Data Science is a buzzword for a field related to business data analytics. A skill that has gained popularity following technologies such as the Internet and mobile devices. The demands for jobs in data science have increased and will be so for years to come. The growth of this field of knowledge challenges companies and employees to be aware of the significantly high amount of data transferred across devices every second. Companies can track these data to gain advantage over their competitors or make their business more profitable. The future of data science will play a vital role in the future world’s economy, if not already. Data science includes Market Analysis and Data Mining.
Market Analysis
Starting a new business or launching a new product line can be a daunting task. Starting with a comprehensive market analysis though can help to determine the target market and the need for the concept. Once this is understood, it will be easier to develop a marketing plan without wasting valuable funds trying to get into an already over saturated market.
Business owners should consider how they plan to grow the demand within the industry. A thorough market analysis will be a blueprint for how to run the business. It is important to review the plan periodically and make changes when necessary.
Data Mining
By combining mathematical algorithms and equations with statistical techniques; specialists can extract trends and patterns that they can apply to advertising and marketing effectiveness; e-commerce initiatives, supply chain processes and many other elements of business. By extracting actionable information, companies can push forward by fine tuning processes, increasing productivity and efficiency. Data mining will help sharpen marketing drives, slicken supply chain processes and increase efficiency across the board.

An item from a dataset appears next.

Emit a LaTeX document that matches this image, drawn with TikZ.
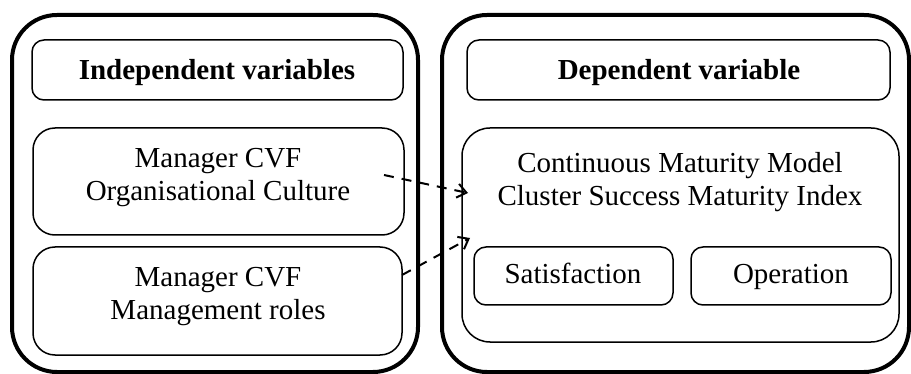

We are in the information economy and its only getting bigger as data continues to grow. Consider social media: linked in, Facebook, twitter- this is fundamentally all more data that describes people: what they do, what they like, whom they are- the way to extract this abundance of information is with data mining. By not using all the information at its disposal, a company will always fall short of its potential especially when it comes to meeting the need of customers.
1. Pre-processing
Before we can use data mining algorithms , we must assemble a data set. As data mining can only uncover patterns actually present in the data, the target data-set must be large enough to contain these patterns while remaining concise enough for mining within an acceptable time limit. We can glean our own information from various Data Marts and Warehouses, or you can provide your own data sets if you have a very specific goal you are looking to achieve. Then it is time to clean the data set; data cleaning removes outlying irregularities, observations containing noise and those with missing data
2. Results validation
Specialists then validate our results Once they have extracted information via the data set. Not all patterns found by the data mining algorithms are necessarily valid. Due to overfitting from complex algorithms, we test samples again to make sure the conclusions reached are accurate.
3. Data mining
Data mining involves five common classes of tasks
• Deviation detection – The identification of anomalies in data records that might be interesting or data errors and require further investigation.
• Clustering – is the task of discovering groups and structures in the data that are in some way or another “similar”, without using known structures in the data.
• Dependency Modeling – Searches for relationships between variables. For example a supermarket might gather data on customer purchasing habits. Using dependency modeling, the supermarket can determine which products people frequently buy together and use this information for marketing purposes. In other words, this is market basket analysis.
• Classification – is the task of generalizing known structure to apply to new data. For example, an e-mail program might attempt to classify an e-mail as “legitimate” or as “spam”.
• Regression – Attempts to find a function which models the data with the least error.